Mesajı Okuyun
Old 05-02-2008, 16:10   #9
Av.Suat Ergin

 
Varsayılan

Alıntı:
Yazan Av.Gülll
Kira sözleşmesinin tarihi 09.12.2002 ve ihtar tarihi 14.12.2006. Ayrıca kira sözleşmesini imzalayan da diğer paydaştır. Bu durumda sözleşmeyi imzalayan taraf müvekkilimiz olmadığına; sözkonusu yer adına sonradan hissesi oranında tapuya tescil edildiğine göre, ihtarın çekilmesinin her iki paydaş için de mutlak gerekliliği olmalı mı?

Buarada kontratta kira artışına yönelik herhangi birşeyden bahsedilmemektedir.

ihtar tarihi 2007; 2006 değil


Aşağıdaki karar dava açmanın mümkün olduğunu belirlemiştir.

Saygılarımla
Alıntı:
T.C.
YARGITAY
3. HUKUK DAİRESİ
E. 1991/14010
K. 1991/11731
T. 31.10.1991
• KİRA TESBİT DAVASI ( Dava Açma Hakkı )
• DAVA AÇMA HAKKI ( Taşınmaz Maliklerinin Kira Sözleşmesine İcazeti İle Kendi Payları İçin Dava Açma Hakkının Olması )
• TAŞINMAZ MALİKLERİNİN KİRA SÖZLEŞMESİNE İCAZET VERMESİ ( Kendi payları İçin Kira Tespiti Davası Açması )
• PAYDAŞIN DAVA HAKKI ( Taşınmaz Maliklerinin Kira Sözleşmesine İcazet Vermesi )
6570/m.11
ÖZET : Taşınmaz maliklerinin kira sözleşmesine icazet vererek, kendi payları için kira tesbiti davası açma hakları vardır.

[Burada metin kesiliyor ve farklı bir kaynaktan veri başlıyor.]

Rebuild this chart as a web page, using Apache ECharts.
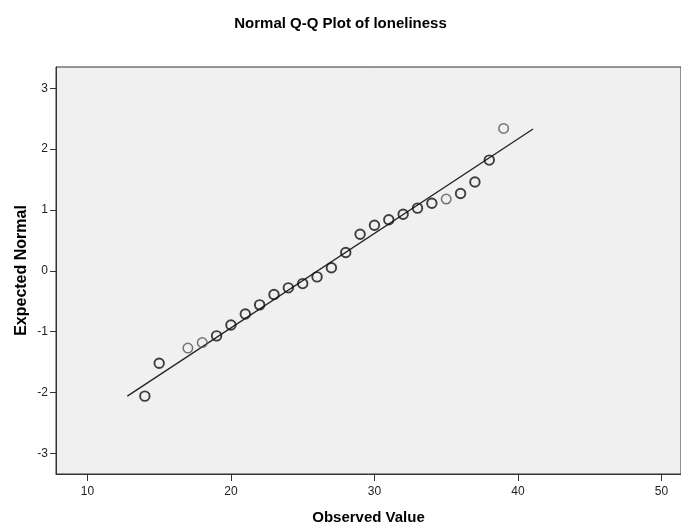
<!DOCTYPE html>
<html>
<head>
<meta charset="utf-8">
<script src="https://cdn.jsdelivr.net/npm/echarts@6/dist/echarts.min.js"></script>
<style>
html,body{margin:0;padding:0;background:#fff;}
#chart{width:681px;height:529px;}
</style>
</head>
<body>
<div id="chart"></div>
<script>
// Data
var observedValues = [14,15,17,18,19,20,21,22,23,24,25,26,27,28,29,30,31,32,33,34,35,36,37,38,39];
var expectedNormal = [-2.06,-1.52,-1.27,-1.18,-1.07,-0.89,-0.71,-0.56,-0.39,-0.28,-0.21,-0.10,0.05,0.30,0.60,0.75,0.84,0.93,1.03,1.11,1.18,1.27,1.46,1.82,2.34];
var singleCaseValues = [17,18,35,39];
var refLineX = [12.78, 41.05];
var refLineY = [-2.06, 2.33];
var xTicks = [10,20,30,40,50];
var yTicks = [-3,-2,-1,0,1,2,3];

var darkPts = [], lightPts = [];
observedValues.forEach(function(v,i){
  (singleCaseValues.indexOf(v) >= 0 ? lightPts : darkPts).push([v, expectedNormal[i]]);
});
var linePts = refLineX.map(function(v,i){return [v, refLineY[i]];});

var font = '"Liberation Sans", Arial, sans-serif';
var chart = echarts.init(document.getElementById('chart'), null, {renderer:'canvas'});
chart.setOption({
  animation:false,
  backgroundColor:'#ffffff',
  title:{
    text:'Normal Q-Q Plot of loneliness',
    left:'center', top:16, padding:0,
    textStyle:{fontFamily:font,fontSize:15,fontWeight:'bold',color:'#000'}
  },
  grid:{
    left:56, top:67, right:0, bottom:55,
    outerBoundsMode:'none', containLabel:false,
    show:true, backgroundColor:'#f0f0f0', borderColor:'#333', borderWidth:1
  },
  xAxis:{
    type:'value', min:7.81, max:51.36,
    name:'Observed Value', nameLocation:'middle', nameGap:36, nameMoveOverlap:false,
    nameTextStyle:{fontFamily:font,fontSize:15,fontWeight:'bold',color:'#000'},
    axisLine:{show:true,onZero:false,lineStyle:{color:'#333'}},
    axisTick:{show:true,length:7,customValues:xTicks,lineStyle:{color:'#333'}},
    axisLabel:{customValues:xTicks,fontFamily:font,fontSize:12,color:'#222',margin:12},
    splitLine:{show:false}
  },
  yAxis:{
    type:'value', min:-3.34, max:3.35,
    name:'Expected Normal', nameLocation:'middle', nameGap:26, nameRotate:90, nameMoveOverlap:false,
    nameTextStyle:{fontFamily:font,fontSize:16,fontWeight:'bold',color:'#000'},
    axisLine:{show:true,onZero:false,lineStyle:{color:'#333'}},
    axisTick:{show:true,length:6,customValues:yTicks,lineStyle:{color:'#333'}},
    axisLabel:{customValues:yTicks,fontFamily:font,fontSize:12,color:'#222',margin:8},
    splitLine:{show:false}
  },
  series:[
    {type:'line', data:linePts, symbol:'none', lineStyle:{color:'#222',width:1.3}, silent:true, z:2},
    {type:'scatter', data:lightPts, symbol:'circle', symbolSize:9.5,
     itemStyle:{color:'rgba(0,0,0,0)',borderColor:'#555',borderWidth:1.5}, z:3},
    {type:'scatter', data:darkPts, symbol:'circle', symbolSize:9.5,
     itemStyle:{color:'rgba(0,0,0,0)',borderColor:'#111',borderWidth:1.9}, z:3}
  ]
});
</script>
</body>
</html>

DAVA : Dava dilekçesinde kira parasının 1.1.1990 gününden başlayarak aylık 3.000.000 lira olarak tesbiti istenilmiştir. Mahkemece davanın kısmen kabulü ile aylık kira parasının 1.560.000 lira olarak tesbiti cihetine gidilmiş, hüküm davalı vekili tarafından temyiz edilmiştir.

Temyiz isteminin süresi içinde olduğu anlaşıldıktan sonra dosyadaki bütün kağıtlar okunup gereği düşünüldü:

KARAR : Davaya konu edilen taşınmaza ait kira sözleşmesi dava dışı N.L. ile davalı arasında gerçekleşmiştir.

Kira sözleşmesini, kendi adına asaleten ve diğerlerine vekaleten N.L.`ın kurması, taşınmazdaki diğer maliklerin işbu sözleşmeye icazet vermek suretiyle kendi paylarına hasren kira tesbiti davası açmalarına engel olamaz.

Mahkemece yukarıdaki ilke dikkate alınarak davacıların payları oranında kira parasının tesbit edileceği yerde kiralanan taşınmazın tümü hakkında karar verilmiş bulunması doğru görülmemiştir.

SONUÇ : Bu itibarla yukarıda açıklanan esaslar gözönünde tutulmaksızın yazılı şekilde hüküm tesisi isabetsiz temyiz itirazları bu nedenlerle yerinde olduğundan kabulü ile hükmün BOZULMASINA oybirliğiyle karar verildi.